Évolution historique de la vision de l’enfant
Évolution historique de la vision de l’enfant
Au travers des siècles, la place de l’enfant au sein de la société ainsi que son statut ont grandement évolué. Les images de l’enfant, socialement construites, ont progressé à travers les siècles ainsi que selon les différentes cultures. Un rapide survol historique de cette évolution va permettre de présenter les mutations du statut de l’enfant ayant mené à la conception existante à ce jour. Pour commencer, en Occident, lors de la période de l’Antiquité, l’enfant n’existait pas en tant qu’individu à part entière car il était appréhendé comme « une simple esquisse d’être humain » (Becchi, 1998a, p. 43). On ne trouve que peu d’informations de l’époque sur les enfants car ces derniers étaient considérés comme inintéressants puisque « physiquement fragile, économiquement non productif, intellectuellement immature, moralement non sanctionnable » (Becchi, 1998a, p. 44).

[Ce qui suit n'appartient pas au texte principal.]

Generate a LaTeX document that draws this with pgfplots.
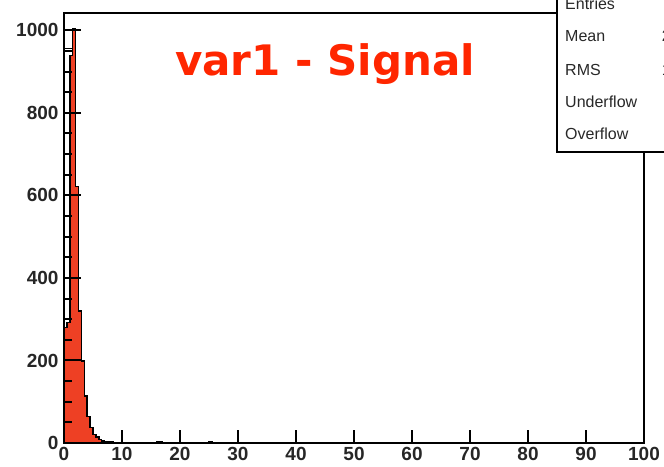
\documentclass[border=0pt]{standalone}
\usepackage{fontspec}
\setmainfont{Liberation Sans}
\newfontfamily\titlefont{DejaVu Sans}
\usepackage{pgfplots}
\pgfplotsset{compat=1.18}
\definecolor{sigred}{RGB}{238,64,36}
\definecolor{titlered}{RGB}{255,38,0}
\definecolor{stattxt}{RGB}{40,40,40}
\begin{document}
\begin{tikzpicture}
\useasboundingbox (0,0) rectangle (664bp,467bp);
\begin{axis}[
  at={(64bp,24bp)}, anchor=south west,
  width=580bp, height=430bp, scale only axis,
  xmin=0, xmax=100, ymin=0, ymax=1042,
  xtick={0,10,...,100}, ytick={0,200,...,1000},
  xtick pos=bottom, ytick pos=left,
  major tick length=0pt,
  axis line style={line width=1.6bp, black},
  /pgf/number format/1000 sep={},
  /pgf/number format/assume math mode=true,
  ticklabel style={font=\fontsize{19bp}{22bp}\selectfont\bfseries, text=black!85},
  yticklabel style={xshift=-2bp},
  xticklabel style={yshift=-1bp},
  clip=false,
]
\addplot[const plot, fill=sigred, draw=black, line width=1.5bp] coordinates {
(0,280) (0.5,292) (1,939) (1.5,1005) (2,622) (2.5,320) (3,199) (3.5,114)
(4,64) (4.5,37) (5,21) (5.5,14) (6,8) (6.5,5) (7,3) (7.5,2) (8,2) (8.5,1)
(9,1) (9.5,1) (10,0) (10.5,0) (11,1) (11.5,1) (12,1) (12.5,0) (16,2) (16.5,2)
(17,0) (25,2) (25.5,0) (100,0)
} \closedcycle;
\addplot[black, line width=1.5bp, forget plot] coordinates {(0,956) (1.5,956)};
% x tick marks, drawn upward from the axis
\addplot[ycomb, black, line width=2bp, mark=none, forget plot] coordinates {
(10,31) (20,31) (30,31) (40,31) (50,31) (60,31) (70,31) (80,31) (90,31)
};
% y major tick marks
\addplot[xcomb, black, line width=2bp, mark=none, forget plot] coordinates {
(2.9,200) (2.9,400) (2.9,600) (2.9,800) (2.9,1000)
};
% y minor tick marks
\addplot[xcomb, black, line width=2bp, mark=none, forget plot] coordinates {
(1.4,50) (1.4,100) (1.4,150) (1.4,250) (1.4,300) (1.4,350) (1.4,450) (1.4,500)
(1.4,550) (1.4,650) (1.4,700) (1.4,750) (1.4,850) (1.4,900) (1.4,950)
};
\end{axis}
\fill[white] (557bp,315bp) rectangle (720bp,500bp);
\draw[black, line width=1.5bp] (557bp,315bp) rectangle (720bp,500bp);
\node[anchor=base, text=titlered, font=\titlefont\fontsize{42bp}{48bp}\selectfont\bfseries] at (325bp,391bp) {var1 - Signal};
\begin{scope}[every node/.style={font=\fontsize{16bp}{19bp}\selectfont, text=stattxt, inner sep=0pt}]
\node[anchor=base west] at (565bp,457bp) {Entries};
\node[anchor=base west] at (565bp,425bp) {Mean};
\node[anchor=base west] at (565bp,391bp) {RMS};
\node[anchor=base west] at (565bp,359bp) {Underflow};
\node[anchor=base west] at (565bp,327bp) {Overflow};
\node[anchor=base east] at (702bp,457bp) {3919};
\node[anchor=base east] at (702bp,425bp) {2.219};
\node[anchor=base east] at (702bp,391bp) {1.173};
\node[anchor=base east] at (702bp,359bp) {0};
\node[anchor=base east] at (702bp,327bp) {0};
\end{scope}
\end{tikzpicture}
\end{document}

Pour preuve, le mot utilisé pour désigner l’enfant était en ces temps « infans », terme renvoyant à l’idée d’une maîtrise imparfaite du langage. L’enfant était alors considéré comme inaccompli et devant être au bénéfice de protection et de contrôle. Cette vision induisait qu’il devait se soumettre à une entité qui lui était supérieure et qui, à l’époque, était représentée par le père de famille (Becchi, 1998a ; Ladouceur, 1999). Durant de longues années, l’enfance a été considérée de manière négative et perçue comme un manque et un inachèvement. Aristote lui-même comparait l’enfant à un animal en affirmant : « l’âme de l’enfant ne diffère pas pour ainsi dire de celle des bêtes » (Youf, 2002, p. 10).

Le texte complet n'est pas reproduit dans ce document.